= AVAILABLE DATA =
-*-*-
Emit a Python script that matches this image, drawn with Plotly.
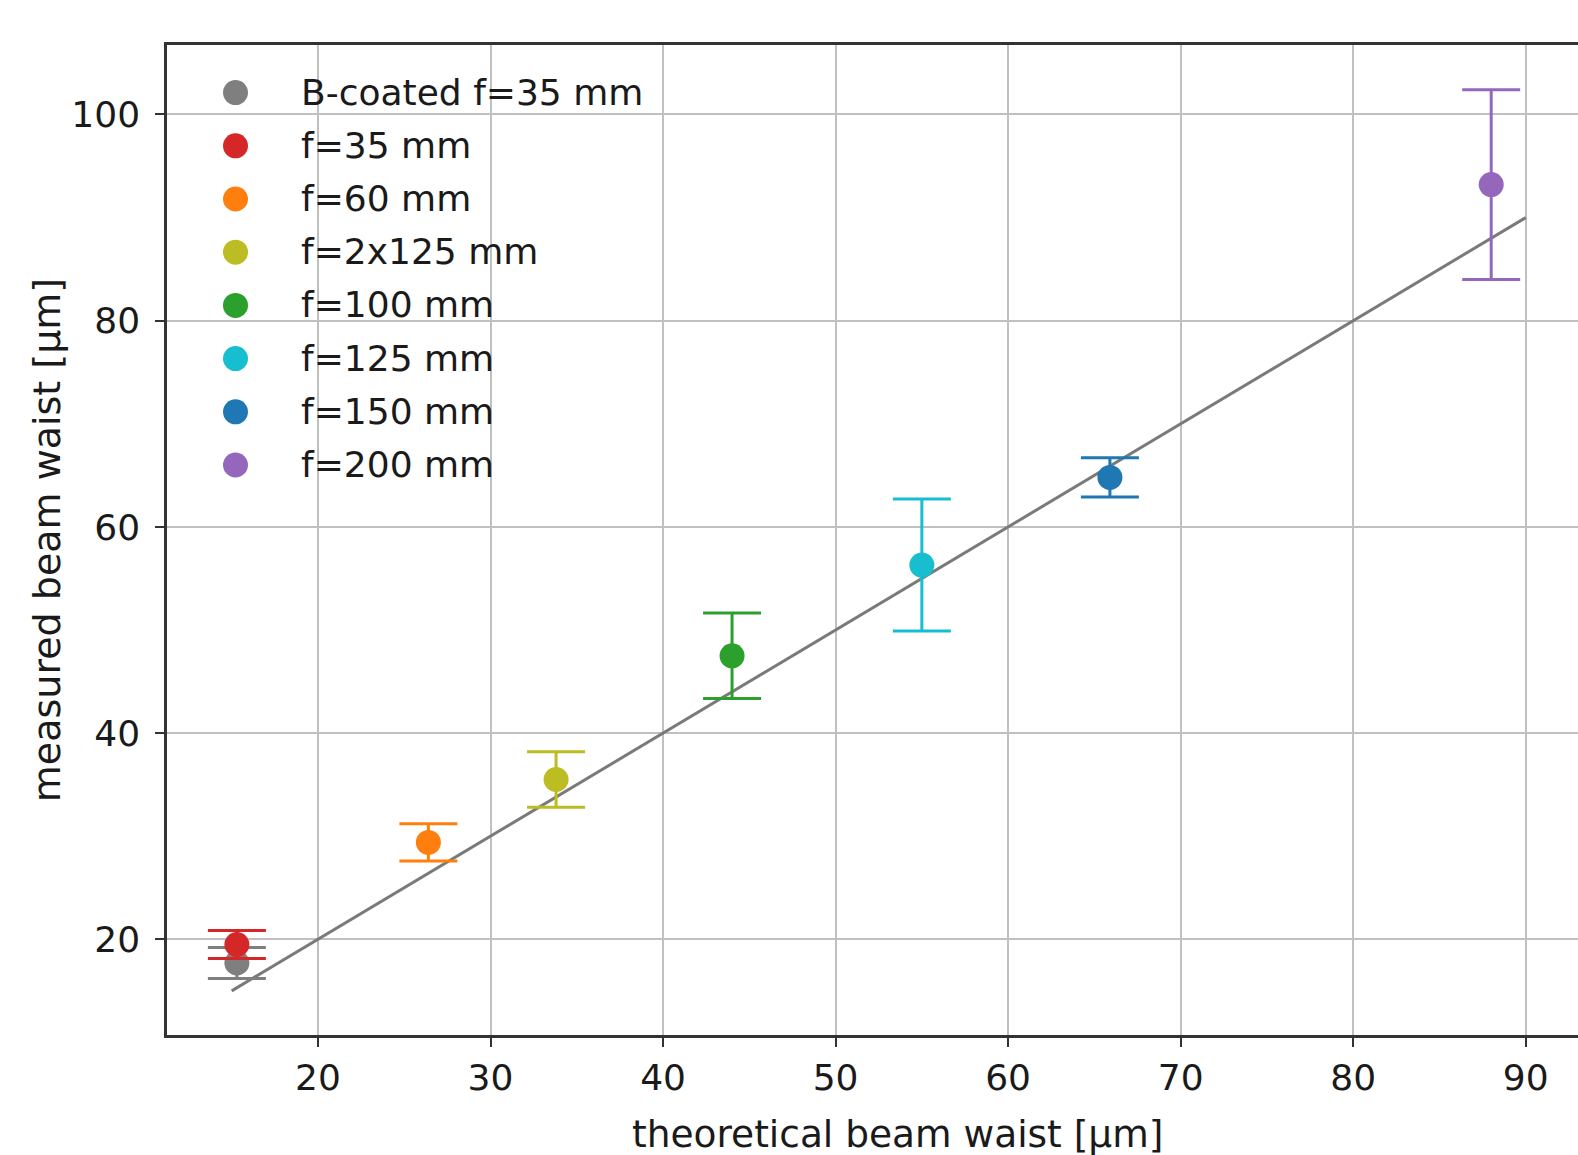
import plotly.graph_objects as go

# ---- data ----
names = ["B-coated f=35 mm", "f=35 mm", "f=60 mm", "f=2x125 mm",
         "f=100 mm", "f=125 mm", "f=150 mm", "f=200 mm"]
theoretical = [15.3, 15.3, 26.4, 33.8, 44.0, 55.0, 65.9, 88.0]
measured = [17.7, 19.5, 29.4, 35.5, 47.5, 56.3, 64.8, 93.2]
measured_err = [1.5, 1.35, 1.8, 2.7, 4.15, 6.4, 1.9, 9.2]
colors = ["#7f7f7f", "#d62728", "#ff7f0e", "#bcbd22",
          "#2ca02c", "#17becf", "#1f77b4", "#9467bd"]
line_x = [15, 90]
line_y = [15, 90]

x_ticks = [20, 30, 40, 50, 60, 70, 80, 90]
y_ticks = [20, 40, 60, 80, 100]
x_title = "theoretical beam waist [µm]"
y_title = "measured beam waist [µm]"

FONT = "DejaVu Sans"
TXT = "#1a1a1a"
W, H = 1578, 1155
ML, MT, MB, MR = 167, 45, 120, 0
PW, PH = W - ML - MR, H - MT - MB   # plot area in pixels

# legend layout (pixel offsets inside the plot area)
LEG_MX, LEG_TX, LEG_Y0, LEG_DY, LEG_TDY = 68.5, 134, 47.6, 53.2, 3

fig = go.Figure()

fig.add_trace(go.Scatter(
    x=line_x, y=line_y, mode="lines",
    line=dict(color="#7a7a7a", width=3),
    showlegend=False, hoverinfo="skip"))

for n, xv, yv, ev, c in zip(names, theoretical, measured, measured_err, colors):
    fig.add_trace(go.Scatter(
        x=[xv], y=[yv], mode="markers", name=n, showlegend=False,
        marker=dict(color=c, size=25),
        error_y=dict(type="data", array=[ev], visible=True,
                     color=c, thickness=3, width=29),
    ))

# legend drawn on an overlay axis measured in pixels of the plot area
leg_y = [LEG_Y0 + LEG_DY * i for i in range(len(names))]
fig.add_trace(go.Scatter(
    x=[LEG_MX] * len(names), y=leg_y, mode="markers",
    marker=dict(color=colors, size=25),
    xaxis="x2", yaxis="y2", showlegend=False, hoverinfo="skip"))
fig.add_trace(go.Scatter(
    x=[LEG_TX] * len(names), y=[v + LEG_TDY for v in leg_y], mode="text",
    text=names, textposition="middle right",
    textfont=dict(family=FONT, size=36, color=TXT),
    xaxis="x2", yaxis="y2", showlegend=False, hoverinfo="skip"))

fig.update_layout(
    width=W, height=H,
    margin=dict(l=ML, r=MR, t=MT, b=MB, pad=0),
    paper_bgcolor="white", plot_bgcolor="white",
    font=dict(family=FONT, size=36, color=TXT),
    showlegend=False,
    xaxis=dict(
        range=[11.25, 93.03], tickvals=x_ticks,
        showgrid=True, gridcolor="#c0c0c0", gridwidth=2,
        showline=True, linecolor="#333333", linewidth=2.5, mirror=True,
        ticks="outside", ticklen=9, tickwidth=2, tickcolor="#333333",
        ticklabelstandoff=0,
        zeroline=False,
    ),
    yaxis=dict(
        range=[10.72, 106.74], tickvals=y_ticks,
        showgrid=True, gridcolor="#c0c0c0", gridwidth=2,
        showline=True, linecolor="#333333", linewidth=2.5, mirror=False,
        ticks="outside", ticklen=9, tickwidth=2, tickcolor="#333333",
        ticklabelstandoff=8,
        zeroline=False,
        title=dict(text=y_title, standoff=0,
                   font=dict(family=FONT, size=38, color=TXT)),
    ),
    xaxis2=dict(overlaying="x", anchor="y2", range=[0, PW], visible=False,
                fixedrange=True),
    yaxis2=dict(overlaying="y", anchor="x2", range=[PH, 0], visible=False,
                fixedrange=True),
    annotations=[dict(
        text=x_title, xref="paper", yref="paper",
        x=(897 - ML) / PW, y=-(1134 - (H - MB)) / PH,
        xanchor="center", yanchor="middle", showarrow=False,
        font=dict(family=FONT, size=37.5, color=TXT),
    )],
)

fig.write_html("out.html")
-*-*-
= WHAT IS NEEDED =
Only the lines from the top of the data through the line with "import plotly.graph_objects as go" should be quoted, exactly and with both ends kept; skip the pictures.

= EXERCISE RESPONSE =
Emit a Python script that matches this image, drawn with Plotly.
import plotly.graph_objects as go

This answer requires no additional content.